Credit Cards and Bankruptcy

Contrary to public opinion, you can keep one or more of your credit cards despite going bankrupt.

Pay off any credit cards you wish to survive the bankruptcy. Use them occasionally, but pay them off on time in full each month. At the time of filing, be sure that they show a zero balance.

When you list your debts on your petition, don’t include these paid off credit cards. With the exception of Sears and Discover, you’ll probably be able to keep some of them. This is because credit card companies usually check new bankruptcy notifications against only those credit cards with outstanding balances. (they want to see if they are going to have to write off any debt) Cards with no outstanding balance sometimes escape notice. Also some Visa and MasterCard banks do not, by policy, cancel paid up cards that are current. Individual bank policies vary widely.

With a chapter 7 bankruptcy, you can probably get away with saving one or more credit cards as the court won’t be interested in zero balance cards. With a chapter 7 bankruptcy your court appointed trustee is only interested in learning about your financial situation for a brief period.

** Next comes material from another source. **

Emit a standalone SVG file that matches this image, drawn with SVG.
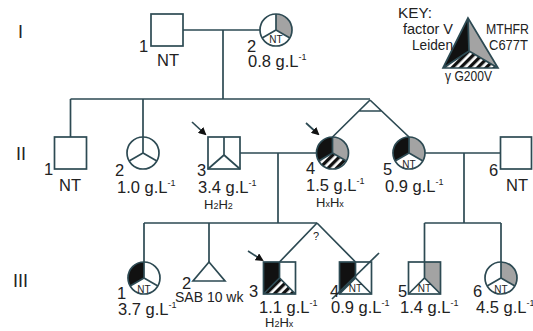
<svg xmlns="http://www.w3.org/2000/svg" width="533" height="331" viewBox="0 0 533 331">
<style>
text{font-family:"Liberation Sans",Arial,sans-serif;fill:#222;font-size:16.5px}
.ln{stroke:#2d4a53;stroke-width:1.7;fill:none}
.ol{stroke:#2d4a53;stroke-width:1.7;fill:none}
.bk{fill:#111}
.gy{fill:#a3a3a3}
.ht{fill:url(#hatch)}
.wh{fill:#fff}
.nt{font-size:10px;text-anchor:middle}
.sup{font-size:9px}
.sm{font-size:13px}
.rn{font-size:18px}
.key{font-size:15px}
.end{text-anchor:end}
</style>
<defs>
<pattern id="hatch" patternUnits="userSpaceOnUse" width="6" height="6" patternTransform="rotate(-45)">
<rect width="6" height="6" fill="#fff"/>
<rect width="6" height="3.3" fill="#111"/>
</pattern>
<marker id="arr" markerWidth="8" markerHeight="8" refX="6" refY="4" orient="auto" markerUnits="userSpaceOnUse">
<path d="M0,0 L8,4 L0,8 Z" fill="#111"/>
</marker>
</defs>

<g id="connectors">
<path class="ln" d="M183,30 H260 M223,30 V99 M70.5,99 H370 M70.5,99 V137 M143,99 V137"/>
<path class="ln" d="M370,100 L332.5,137 M370,100 L409,137 M359,111 H382"/>
<path class="ln" d="M240,153 H316.5 M278,153 V223 M144,223 H317 M144,223 V262 M209,223 V262"/>
<path class="ln" d="M317,223 L279.5,262 M317,223 L355.5,262"/>
<path class="ln" d="M425,153 H500.5 M464,153 V223 M424.5,223 H501 M424.5,223 V262 M501,223 V262"/>
<path class="ln" d="M192,122 L205,134" stroke="#111" marker-end="url(#arr)"/>
<path class="ln" d="M306,123 L318,134" stroke="#111" marker-end="url(#arr)"/>
<path class="ln" d="M248,251 L262,260" stroke="#111" marker-end="url(#arr)"/>
<text x="313" y="240" style="font-size:11px">?</text>
</g>

<g id="gen-labels">
<text class="rn" x="18" y="38">I</text>
<text class="rn" x="16" y="160">II</text>
<text class="rn" x="13" y="287">III</text>
</g>

<g id="key">
<path class="bk" d="M468,18 L469,51 L443,68 Z"/>
<path class="gy" d="M468,18 L469,51 L498,68 Z"/>
<path class="ht" d="M443,68 L469,51 L498,68 Z"/>
<path class="ol" d="M468,18 L443,68 L498,68 Z M468,18 L469,51 M443,68 L469,51 L498,68"/>
<text class="key end" x="432" y="18" textLength="34" lengthAdjust="spacingAndGlyphs">KEY:</text>
<text class="key end" x="453" y="34" textLength="50" lengthAdjust="spacingAndGlyphs">factor V</text>
<text class="key end" x="453" y="50" textLength="41" lengthAdjust="spacingAndGlyphs">Leiden</text>
<text class="key" x="486" y="34" textLength="43" lengthAdjust="spacingAndGlyphs">MTHFR</text>
<text class="key" x="489" y="50" textLength="39" lengthAdjust="spacingAndGlyphs">C677T</text>
<text class="key" x="445" y="81" textLength="47" lengthAdjust="spacingAndGlyphs">γ G200V</text>
</g>

<g id="I-1">
<rect class="ol" x="151" y="14" width="32" height="32" fill="#fff"/>
<text x="139" y="52">1</text>
<text x="157" y="66">NT</text>
</g>

<g id="I-2">
<g transform="translate(276,30)">
<circle r="16" class="wh"/>
<path class="gy" d="M0,0 L0,-16 A16,16 0 0 1 13.86,8 Z"/>
<path class="ol" d="M0,-16 L0,0 M-13.86,8 L0,0 L13.86,8"/>
<circle r="16" class="ol"/>
<text class="nt" x="0" y="13">NT</text>
</g>
<text x="247" y="52">2</text>
<text x="248" y="67">0.8 g.L<tspan class="sup" dy="-7">-1</tspan></text>
</g>

<g id="II-1">
<rect class="ol" x="54.5" y="137" width="32" height="32" fill="#fff"/>
<text x="44" y="175">1</text>
<text x="59" y="191">NT</text>
</g>

<g id="II-2">
<g transform="translate(143,153)">
<circle r="16" class="wh"/>
<path class="ol" d="M0,-16 L0,0 M-13.86,8 L0,0 L13.86,8"/>
<circle r="16" class="ol"/>
</g>
<text x="115" y="176">2</text>
<text x="117" y="193">1.0 g.L<tspan class="sup" dy="-7">-1</tspan></text>
</g>

<g id="II-3">
<g transform="translate(224,153)">
<rect x="-16" y="-16" width="32" height="32" class="wh"/>
<path class="ol" d="M0,-16 L0,2 M-16,16 L0,2 L16,16"/>
<rect x="-16" y="-16" width="32" height="32" class="ol"/>
</g>
<text x="197" y="176">3</text>
<text x="198" y="193">3.4 g.L<tspan class="sup" dy="-7">-1</tspan></text>
<text class="sm" x="204" y="209">H<tspan class="sup">2</tspan>H<tspan class="sup">2</tspan></text>
</g>

<g id="II-4">
<g transform="translate(332.5,153)">
<circle r="16" class="wh"/>
<path class="bk" d="M0,0 L0,-16 A16,16 0 0 0 -13.86,8 Z"/>
<path class="gy" d="M0,0 L0,-16 A16,16 0 0 1 13.86,8 Z"/>
<path class="ht" d="M0,0 L-13.86,8 A16,16 0 0 0 13.86,8 Z"/>
<path class="ol" d="M0,-16 L0,0 M-13.86,8 L0,0 L13.86,8"/>
<circle r="16" class="ol"/>
</g>
<text x="306" y="174">4</text>
<text x="306" y="191">1.5 g.L<tspan class="sup" dy="-7">-1</tspan></text>
<text class="sm" x="316" y="207">H<tspan class="sup">x</tspan>H<tspan class="sup">x</tspan></text>
</g>

<g id="II-5">
<g transform="translate(409,153)">
<circle r="16" class="wh"/>
<path class="bk" d="M0,0 L0,-16 A16,16 0 0 0 -13.86,8 Z"/>
<path class="gy" d="M0,0 L0,-16 A16,16 0 0 1 13.86,8 Z"/>
<path class="ol" d="M0,-16 L0,0 M-13.86,8 L0,0 L13.86,8"/>
<circle r="16" class="ol"/>
<text class="nt" x="0" y="15">NT</text>
</g>
<text x="383" y="175">5</text>
<text x="385" y="192">0.9 g.L<tspan class="sup" dy="-7">-1</tspan></text>
</g>

<g id="II-6">
<rect class="ol" x="500.5" y="137" width="31" height="32" fill="#fff"/>
<text x="489" y="176">6</text>
<text x="506" y="191">NT</text>
</g>

<g id="III-1">
<g transform="translate(144,278)">
<circle r="16" class="wh"/>
<path class="bk" d="M0,0 L0,-16 A16,16 0 0 0 -13.86,8 Z"/>
<path class="ol" d="M0,-16 L0,0 M-13.86,8 L0,0 L13.86,8"/>
<circle r="16" class="ol"/>
<text class="nt" x="0" y="15">NT</text>
</g>
<text x="117" y="299">1</text>
<text x="118" y="315">3.7 g.L<tspan class="sup" dy="-7">-1</tspan></text>
</g>

<g id="III-2">
<path class="ol" d="M209,262 L225,281 L193,281 Z" fill="#fff"/>
<text x="182" y="289">2</text>
<text x="175" y="302" style="font-size:14px">SAB 10 wk</text>
</g>

<g id="III-3">
<g transform="translate(279.5,278)">
<rect x="-16" y="-16" width="32" height="32" class="wh"/>
<path class="bk" d="M0,-16 L-16,-16 L-16,16 L0,0 Z"/>
<path class="ht" d="M-16,16 L16,16 L0,0 Z"/>
<path class="ol" d="M0,-16 L0,0 M-16,16 L0,0 L16,16"/>
<rect x="-16" y="-16" width="32" height="32" class="ol"/>
</g>
<text x="249" y="297">3</text>
<text x="259" y="313">1.1 g.L<tspan class="sup" dy="-7">-1</tspan></text>
<text class="sm" x="265" y="327">H<tspan class="sup">2</tspan>H<tspan class="sup">x</tspan></text>
</g>

<g id="III-4">
<g transform="translate(355.5,278)">
<rect x="-16" y="-16" width="32" height="32" class="wh"/>
<path class="bk" d="M0,-16 L-16,-16 L-16,16 L0,0 Z"/>
<path class="ol" d="M0,-16 L0,0 M-16,16 L0,0 L16,16"/>
<rect x="-16" y="-16" width="32" height="32" class="ol"/>
<text class="nt" x="0" y="14">NT</text>
</g>
<path class="ol" d="M332,299 L379,253"/>
<text x="330" y="297">4</text>
<text x="331" y="313">0.9 g.L<tspan class="sup" dy="-7">-1</tspan></text>
</g>

<g id="III-5">
<g transform="translate(424.5,278)">
<rect x="-16" y="-16" width="32" height="32" class="wh"/>
<path class="gy" d="M0,-16 L16,-16 L16,16 L0,0 Z"/>
<path class="ol" d="M0,-16 L0,0 M-16,16 L0,0 L16,16"/>
<rect x="-16" y="-16" width="32" height="32" class="ol"/>
<text class="nt" x="0" y="14">NT</text>
</g>
<text x="398" y="297">5</text>
<text x="400" y="313">1.4 g.L<tspan class="sup" dy="-7">-1</tspan></text>
</g>

<g id="III-6">
<g transform="translate(501,278)">
<circle r="16" class="wh"/>
<path class="gy" d="M0,0 L0,-16 A16,16 0 0 1 13.86,8 Z"/>
<path class="ol" d="M0,-16 L0,0 M-13.86,8 L0,0 L13.86,8"/>
<circle r="16" class="ol"/>
<text class="nt" x="0" y="15">NT</text>
</g>
<text x="473" y="297">6</text>
<text x="476" y="313">4.5 g.L<tspan class="sup" dy="-7">-1</tspan></text>
</g>
</svg>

What happens in the future is of no interest to them.

But under chapter 13 the process is entirely different. The trustee will be assuming complete control over all your finances for anywhere from two to five years and will be very interested in your future spending habits. They may demand that you provide them with the information on any zero balance cards you may possess.

Or he may insist that all creditors (including zero balance creditors) be notified of the bankruptcy filing. In chapter 7 you’re just passing through, with chapter 13 the you and your trustee are entering into a long process that will difficult for the both of you. If you are to have any chance of success, the trustee must be totally in control of every penny you have.

And then there are the Credit card reporting agencies who may notify your zero balance card banks of your filing without your permission or knowledge.

But be careful about paying off one card to protect it with a larger than normal payment. Remember, any unusually large payment made within three months of a filing is called a “preference”. To the court it appears that you favored one creditor with a disproportionate share of your money which in effect cheated the others out of their fair share. The court trustee can (and probably will) “recover” those funds and arrange a more democratic distribution.